DATA FOR PROCESSING ▸
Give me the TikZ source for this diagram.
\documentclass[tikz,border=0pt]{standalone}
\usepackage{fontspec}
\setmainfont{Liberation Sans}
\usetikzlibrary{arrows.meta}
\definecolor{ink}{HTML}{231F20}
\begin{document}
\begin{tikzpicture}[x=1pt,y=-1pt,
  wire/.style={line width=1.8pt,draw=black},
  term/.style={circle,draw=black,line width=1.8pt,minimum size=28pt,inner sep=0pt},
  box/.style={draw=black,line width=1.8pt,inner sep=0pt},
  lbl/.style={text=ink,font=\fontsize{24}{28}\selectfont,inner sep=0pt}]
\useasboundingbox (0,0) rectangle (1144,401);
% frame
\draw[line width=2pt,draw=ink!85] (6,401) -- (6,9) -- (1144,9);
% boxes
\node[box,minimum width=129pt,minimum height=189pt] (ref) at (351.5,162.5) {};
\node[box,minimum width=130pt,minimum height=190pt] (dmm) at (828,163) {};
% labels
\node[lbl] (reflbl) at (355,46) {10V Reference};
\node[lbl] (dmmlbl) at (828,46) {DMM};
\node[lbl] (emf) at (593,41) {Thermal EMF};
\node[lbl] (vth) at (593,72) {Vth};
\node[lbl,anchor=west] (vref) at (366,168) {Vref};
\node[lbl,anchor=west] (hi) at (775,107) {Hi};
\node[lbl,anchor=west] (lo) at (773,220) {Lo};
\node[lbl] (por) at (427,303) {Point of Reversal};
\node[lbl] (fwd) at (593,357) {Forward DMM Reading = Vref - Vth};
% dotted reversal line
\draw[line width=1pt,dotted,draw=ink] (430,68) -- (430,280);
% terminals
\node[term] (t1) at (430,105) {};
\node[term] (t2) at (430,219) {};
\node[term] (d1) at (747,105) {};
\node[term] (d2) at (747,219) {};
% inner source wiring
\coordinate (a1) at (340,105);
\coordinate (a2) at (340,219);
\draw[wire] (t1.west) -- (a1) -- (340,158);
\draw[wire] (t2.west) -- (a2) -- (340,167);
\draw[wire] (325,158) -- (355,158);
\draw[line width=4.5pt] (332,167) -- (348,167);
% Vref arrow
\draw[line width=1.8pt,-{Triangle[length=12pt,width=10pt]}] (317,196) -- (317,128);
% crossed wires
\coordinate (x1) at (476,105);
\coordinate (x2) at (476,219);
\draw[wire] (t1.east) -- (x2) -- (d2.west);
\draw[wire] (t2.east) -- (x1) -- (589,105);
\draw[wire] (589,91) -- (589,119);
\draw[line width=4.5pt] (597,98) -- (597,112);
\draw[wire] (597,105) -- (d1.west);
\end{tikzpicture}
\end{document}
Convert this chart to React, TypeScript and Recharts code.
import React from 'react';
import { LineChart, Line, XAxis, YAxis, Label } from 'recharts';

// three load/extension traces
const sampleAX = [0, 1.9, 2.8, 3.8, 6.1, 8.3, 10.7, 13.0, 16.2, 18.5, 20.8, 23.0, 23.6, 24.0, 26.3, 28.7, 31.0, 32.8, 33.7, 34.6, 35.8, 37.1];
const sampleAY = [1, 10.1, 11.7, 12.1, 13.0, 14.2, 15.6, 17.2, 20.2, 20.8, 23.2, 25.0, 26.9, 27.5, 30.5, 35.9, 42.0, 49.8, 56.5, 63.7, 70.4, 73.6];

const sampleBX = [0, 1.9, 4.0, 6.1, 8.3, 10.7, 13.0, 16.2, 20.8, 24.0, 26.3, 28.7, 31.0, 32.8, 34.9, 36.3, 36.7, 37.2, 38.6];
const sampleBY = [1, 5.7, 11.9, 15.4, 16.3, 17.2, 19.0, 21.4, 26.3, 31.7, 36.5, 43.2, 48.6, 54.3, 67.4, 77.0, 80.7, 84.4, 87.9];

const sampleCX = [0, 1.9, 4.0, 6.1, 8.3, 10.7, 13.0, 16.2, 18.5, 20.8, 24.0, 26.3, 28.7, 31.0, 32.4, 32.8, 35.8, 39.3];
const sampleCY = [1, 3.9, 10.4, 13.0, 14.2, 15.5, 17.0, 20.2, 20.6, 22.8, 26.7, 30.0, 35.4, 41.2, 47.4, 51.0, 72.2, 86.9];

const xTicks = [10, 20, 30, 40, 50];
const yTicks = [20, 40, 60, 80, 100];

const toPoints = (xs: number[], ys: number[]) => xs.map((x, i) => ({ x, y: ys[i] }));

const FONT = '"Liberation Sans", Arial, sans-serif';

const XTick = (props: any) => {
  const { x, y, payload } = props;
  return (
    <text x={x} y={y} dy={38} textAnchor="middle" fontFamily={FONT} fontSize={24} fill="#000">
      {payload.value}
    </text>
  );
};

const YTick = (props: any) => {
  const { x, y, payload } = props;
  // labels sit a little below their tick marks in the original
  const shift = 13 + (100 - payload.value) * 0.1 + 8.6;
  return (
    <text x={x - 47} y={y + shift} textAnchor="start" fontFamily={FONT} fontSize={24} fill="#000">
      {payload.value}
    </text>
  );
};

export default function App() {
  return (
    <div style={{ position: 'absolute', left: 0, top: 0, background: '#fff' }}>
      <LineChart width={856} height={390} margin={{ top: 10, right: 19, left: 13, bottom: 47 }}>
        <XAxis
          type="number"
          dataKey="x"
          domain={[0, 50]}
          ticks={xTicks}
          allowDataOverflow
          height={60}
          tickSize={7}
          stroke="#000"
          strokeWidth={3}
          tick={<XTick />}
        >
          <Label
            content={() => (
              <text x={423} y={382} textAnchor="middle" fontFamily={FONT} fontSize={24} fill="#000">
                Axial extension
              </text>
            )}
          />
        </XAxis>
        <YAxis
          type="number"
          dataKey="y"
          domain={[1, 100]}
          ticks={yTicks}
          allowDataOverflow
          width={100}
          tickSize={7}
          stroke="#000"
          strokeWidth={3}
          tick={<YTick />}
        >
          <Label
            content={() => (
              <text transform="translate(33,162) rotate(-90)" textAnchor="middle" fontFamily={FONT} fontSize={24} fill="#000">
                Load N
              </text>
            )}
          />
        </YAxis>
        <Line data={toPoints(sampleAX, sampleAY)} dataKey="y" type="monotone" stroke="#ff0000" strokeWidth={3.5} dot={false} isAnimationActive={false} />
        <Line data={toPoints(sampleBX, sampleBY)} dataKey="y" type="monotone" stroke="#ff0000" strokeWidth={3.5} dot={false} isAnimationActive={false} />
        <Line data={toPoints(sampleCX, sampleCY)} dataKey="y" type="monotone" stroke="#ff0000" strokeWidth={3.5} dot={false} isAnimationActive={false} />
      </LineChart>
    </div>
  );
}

WORK INSTRUCTIONS ▸
Above are some records; extract every one of them exactly.

COMPLETED TASK ▸
Give me the TikZ source for this diagram.
\documentclass[tikz,border=0pt]{standalone}
\usepackage{fontspec}
\setmainfont{Liberation Sans}
\usetikzlibrary{arrows.meta}
\definecolor{ink}{HTML}{231F20}
\begin{document}
\begin{tikzpicture}[x=1pt,y=-1pt,
  wire/.style={line width=1.8pt,draw=black},
  term/.style={circle,draw=black,line width=1.8pt,minimum size=28pt,inner sep=0pt},
  box/.style={draw=black,line width=1.8pt,inner sep=0pt},
  lbl/.style={text=ink,font=\fontsize{24}{28}\selectfont,inner sep=0pt}]
\useasboundingbox (0,0) rectangle (1144,401);
% frame
\draw[line width=2pt,draw=ink!85] (6,401) -- (6,9) -- (1144,9);
% boxes
\node[box,minimum width=129pt,minimum height=189pt] (ref) at (351.5,162.5) {};
\node[box,minimum width=130pt,minimum height=190pt] (dmm) at (828,163) {};
% labels
\node[lbl] (reflbl) at (355,46) {10V Reference};
\node[lbl] (dmmlbl) at (828,46) {DMM};
\node[lbl] (emf) at (593,41) {Thermal EMF};
\node[lbl] (vth) at (593,72) {Vth};
\node[lbl,anchor=west] (vref) at (366,168) {Vref};
\node[lbl,anchor=west] (hi) at (775,107) {Hi};
\node[lbl,anchor=west] (lo) at (773,220) {Lo};
\node[lbl] (por) at (427,303) {Point of Reversal};
\node[lbl] (fwd) at (593,357) {Forward DMM Reading = Vref - Vth};
% dotted reversal line
\draw[line width=1pt,dotted,draw=ink] (430,68) -- (430,280);
% terminals
\node[term] (t1) at (430,105) {};
\node[term] (t2) at (430,219) {};
\node[term] (d1) at (747,105) {};
\node[term] (d2) at (747,219) {};
% inner source wiring
\coordinate (a1) at (340,105);
\coordinate (a2) at (340,219);
\draw[wire] (t1.west) -- (a1) -- (340,158);
\draw[wire] (t2.west) -- (a2) -- (340,167);
\draw[wire] (325,158) -- (355,158);
\draw[line width=4.5pt] (332,167) -- (348,167);
% Vref arrow
\draw[line width=1.8pt,-{Triangle[length=12pt,width=10pt]}] (317,196) -- (317,128);
% crossed wires
\coordinate (x1) at (476,105);
\coordinate (x2) at (476,219);
\draw[wire] (t1.east) -- (x2) -- (d2.west);
\draw[wire] (t2.east) -- (x1) -- (589,105);
\draw[wire] (589,91) -- (589,119);
\draw[line width=4.5pt] (597,98) -- (597,112);
\draw[wire] (597,105) -- (d1.west);
\end{tikzpicture}
\end{document}
Convert this chart to React, TypeScript and Recharts code.
import React from 'react';
import { LineChart, Line, XAxis, YAxis, Label } from 'recharts';

// three load/extension traces
const sampleAX = [0, 1.9, 2.8, 3.8, 6.1, 8.3, 10.7, 13.0, 16.2, 18.5, 20.8, 23.0, 23.6, 24.0, 26.3, 28.7, 31.0, 32.8, 33.7, 34.6, 35.8, 37.1];
const sampleAY = [1, 10.1, 11.7, 12.1, 13.0, 14.2, 15.6, 17.2, 20.2, 20.8, 23.2, 25.0, 26.9, 27.5, 30.5, 35.9, 42.0, 49.8, 56.5, 63.7, 70.4, 73.6];

const sampleBX = [0, 1.9, 4.0, 6.1, 8.3, 10.7, 13.0, 16.2, 20.8, 24.0, 26.3, 28.7, 31.0, 32.8, 34.9, 36.3, 36.7, 37.2, 38.6];
const sampleBY = [1, 5.7, 11.9, 15.4, 16.3, 17.2, 19.0, 21.4, 26.3, 31.7, 36.5, 43.2, 48.6, 54.3, 67.4, 77.0, 80.7, 84.4, 87.9];

const sampleCX = [0, 1.9, 4.0, 6.1, 8.3, 10.7, 13.0, 16.2, 18.5, 20.8, 24.0, 26.3, 28.7, 31.0, 32.4, 32.8, 35.8, 39.3];
const sampleCY = [1, 3.9, 10.4, 13.0, 14.2, 15.5, 17.0, 20.2, 20.6, 22.8, 26.7, 30.0, 35.4, 41.2, 47.4, 51.0, 72.2, 86.9];

const xTicks = [10, 20, 30, 40, 50];
const yTicks = [20, 40, 60, 80, 100];

const toPoints = (xs: number[], ys: number[]) => xs.map((x, i) => ({ x, y: ys[i] }));

const FONT = '"Liberation Sans", Arial, sans-serif';

const XTick = (props: any) => {
  const { x, y, payload } = props;
  return (
    <text x={x} y={y} dy={38} textAnchor="middle" fontFamily={FONT} fontSize={24} fill="#000">
      {payload.value}
    </text>
  );
};

const YTick = (props: any) => {
  const { x, y, payload } = props;
  // labels sit a little below their tick marks in the original
  const shift = 13 + (100 - payload.value) * 0.1 + 8.6;
  return (
    <text x={x - 47} y={y + shift} textAnchor="start" fontFamily={FONT} fontSize={24} fill="#000">
      {payload.value}
    </text>
  );
};

export default function App() {
  return (
    <div style={{ position: 'absolute', left: 0, top: 0, background: '#fff' }}>
      <LineChart width={856} height={390} margin={{ top: 10, right: 19, left: 13, bottom: 47 }}>
        <XAxis
          type="number"
          dataKey="x"
          domain={[0, 50]}
          ticks={xTicks}
          allowDataOverflow
          height={60}
          tickSize={7}
          stroke="#000"
          strokeWidth={3}
          tick={<XTick />}
        >
          <Label
            content={() => (
              <text x={423} y={382} textAnchor="middle" fontFamily={FONT} fontSize={24} fill="#000">
                Axial extension
              </text>
            )}
          />
        </XAxis>
        <YAxis
          type="number"
          dataKey="y"
          domain={[1, 100]}
          ticks={yTicks}
          allowDataOverflow
          width={100}
          tickSize={7}
          stroke="#000"
          strokeWidth={3}
          tick={<YTick />}
        >
          <Label
            content={() => (
              <text transform="translate(33,162) rotate(-90)" textAnchor="middle" fontFamily={FONT} fontSize={24} fill="#000">
                Load N
              </text>
            )}
          />
        </YAxis>
        <Line data={toPoints(sampleAX, sampleAY)} dataKey="y" type="monotone" stroke="#ff0000" strokeWidth={3.5} dot={false} isAnimationActive={false} />
        <Line data={toPoints(sampleBX, sampleBY)} dataKey="y" type="monotone" stroke="#ff0000" strokeWidth={3.5} dot={false} isAnimationActive={false} />
        <Line data={toPoints(sampleCX, sampleCY)} dataKey="y" type="monotone" stroke="#ff0000" strokeWidth={3.5} dot={false} isAnimationActive={false} />
      </LineChart>
    </div>
  );
}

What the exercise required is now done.